Public Attitudes on Litigation Trends and the Role of Attorneys in Auto Insurance Claims, based on a survey conducted from October 13 to 27, 2021 on behalf of the IRC by market research firm Dynata, Inc., examines public attitudes on issues around litigation and the impact on insurance. Through the online survey of more than 1,500 respondents, the IRC found that:
- Consumers generally expect insurers to settle auto insurance claims fairly and quickly, but about one in four (24%) say they would hire an attorney before even contacting an insurer about an auto insurance claim.
- The views of many consumers about the benefits of hiring attorneys to help with insurance claims conflict with evidence from claims-based research.
- Most Americans believe there are too many personal injury lawsuits today.
- Significant generational differences exist on these topics, with younger respondents being far more likely than older respondents to favorably view attorney involvement and litigation.
- The public’s level of understanding suggests some educational opportunities for those seeking to address costs in the insurance system.
“This survey builds on many years of IRC work examining the role of attorneys in insurance claims and the resulting consequences,” Porfilio said. “Our longstanding series of closed auto injury claim studies has shown an ever-increasing rate of attorney involvement, even among no-fault claims.”
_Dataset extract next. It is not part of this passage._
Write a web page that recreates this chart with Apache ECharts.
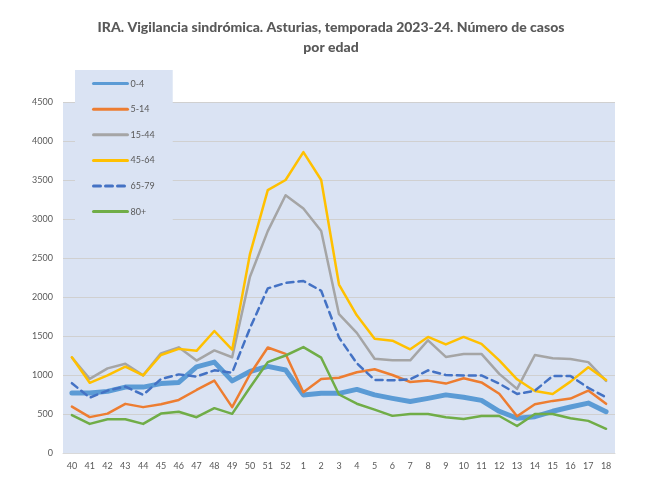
<!DOCTYPE html>
<html>
<head>
<meta charset="utf-8">
<script src="https://cdn.jsdelivr.net/npm/echarts@6/dist/echarts.min.js"></script>
<style>
html,body{margin:0;padding:0;background:#fff;}
#c{width:662px;height:494px;}
</style>
</head>
<body>
<div id="c"></div>
<script>
const weeks = ['40','41','42','43','44','45','46','47','48','49','50','51','52','1','2','3','4','5','6','7','8','9','10','11','12','13','14','15','16','17','18'];
const age0_4   = [770,770,790,845,845,890,905,1105,1165,925,1045,1110,1065,745,765,765,815,745,700,660,700,745,715,675,535,445,465,535,590,640,530];
const age5_14  = [595,460,505,630,588,625,680,808,928,588,1010,1352,1270,780,950,965,1035,1073,1000,910,928,890,958,905,760,472,625,668,698,800,630];
const age15_44 = [1225,950,1085,1145,995,1278,1355,1185,1315,1228,2260,2845,3305,3135,2845,1780,1540,1208,1188,1188,1445,1232,1270,1270,1015,822,1256,1214,1205,1165,925];
const age45_64 = [1228,900,995,1106,995,1256,1335,1310,1564,1325,2550,3370,3500,3858,3500,2160,1765,1465,1440,1330,1488,1392,1488,1400,1188,945,795,757,915,1100,936];
const age65_79 = [895,710,800,852,745,948,1008,980,1060,1030,1600,2110,2180,2205,2080,1480,1150,937,932,945,1060,1000,995,995,890,757,798,988,988,835,715];
const age80    = [485,373,433,433,373,505,528,459,575,502,840,1165,1250,1358,1222,750,632,556,476,500,500,458,436,474,474,346,500,500,446,412,310];
const yTicks = [0,500,1000,1500,2000,2500,3000,3500,4000,4500];

const chart = echarts.init(document.getElementById('c'), null, {renderer:'canvas'});
const txt = '#595959';
function mk(name, data, color, width, type){
  return {name, type:'line', data, symbol:'none', showSymbol:false, smooth:false,
    lineStyle:{color, width, type: type||'solid', cap:'round', join:'round'},
    itemStyle:{color}, z: 2};
}
chart.setOption({
  animation:false,
  backgroundColor:'#ffffff',
  title:{
    text:'IRA. Vigilancia sindrómica. Asturias, temporada 2023-24. Número de casos\npor edad',
    left:'center', top:12,
    textStyle:{fontFamily:'Lato, "Open Sans", sans-serif', fontWeight:900, fontSize:14, color:txt, lineHeight:20}
  },
  grid:{left:63, right:47, top:102, bottom:41, show:true, backgroundColor:'#dae3f3', borderWidth:0},
  legend:{
    orient:'vertical', left:75, top:70,
    backgroundColor:'#dae3f3',
    padding:[8,18,8,17],
    itemWidth:34, itemHeight:14, itemGap:14.4,
    itemStyle:{opacity:0},
    lineStyle:{width:3},
    textStyle:{fontFamily:'Lato, sans-serif', fontSize:9, color:txt, padding:[0,0,0,-2]},
    data:['0-4','5-14','15-44','45-64','65-79','80+']
  },
  xAxis:{
    type:'category', data:weeks, boundaryGap:true,
    axisLine:{show:true, lineStyle:{color:'#d9d9d9'}},
    axisTick:{show:false},
    axisLabel:{color:txt, fontSize:9, fontFamily:'Lato, sans-serif', interval:0, margin:9}
  },
  yAxis:{
    type:'value', min:yTicks[0], max:yTicks[yTicks.length-1], interval:500,
    axisLine:{show:false}, axisTick:{show:false},
    splitLine:{lineStyle:{color:'#d0d0d0', width:1}},
    axisLabel:{color:txt, fontSize:9, fontFamily:'Lato, sans-serif', margin:10, formatter:function(v){return String(v);}}
  },
  series:[
    mk('0-4', age0_4, '#5b9bd5', 5),
    mk('5-14', age5_14, '#ed7d31', 2.5),
    mk('15-44', age15_44, '#a5a5a5', 2.5),
    mk('45-64', age45_64, '#ffc000', 2.5),
    mk('65-79', age65_79, '#4472c4', 2.5, [7,5]),
    mk('80+', age80, '#70ad47', 2.5)
  ]
});
</script>
</body>
</html>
Porfilio, who is also Chief Insurance Officer of the Insurance Information Institute (Triple-I), noted that these IRC studies consistently show that claimants who hired attorneys waited significantly longer to receive their claim settlements. “The average auto injury claim payment, adjusted for the medical expenses owed and any applicable legal fees, was lower among claimants who hired attorneys compared with claimants who did not. Given the costs added to the system and the lack of evidence of clear benefit for the claimant, it is important to understand public attitudes about attorney involvement.”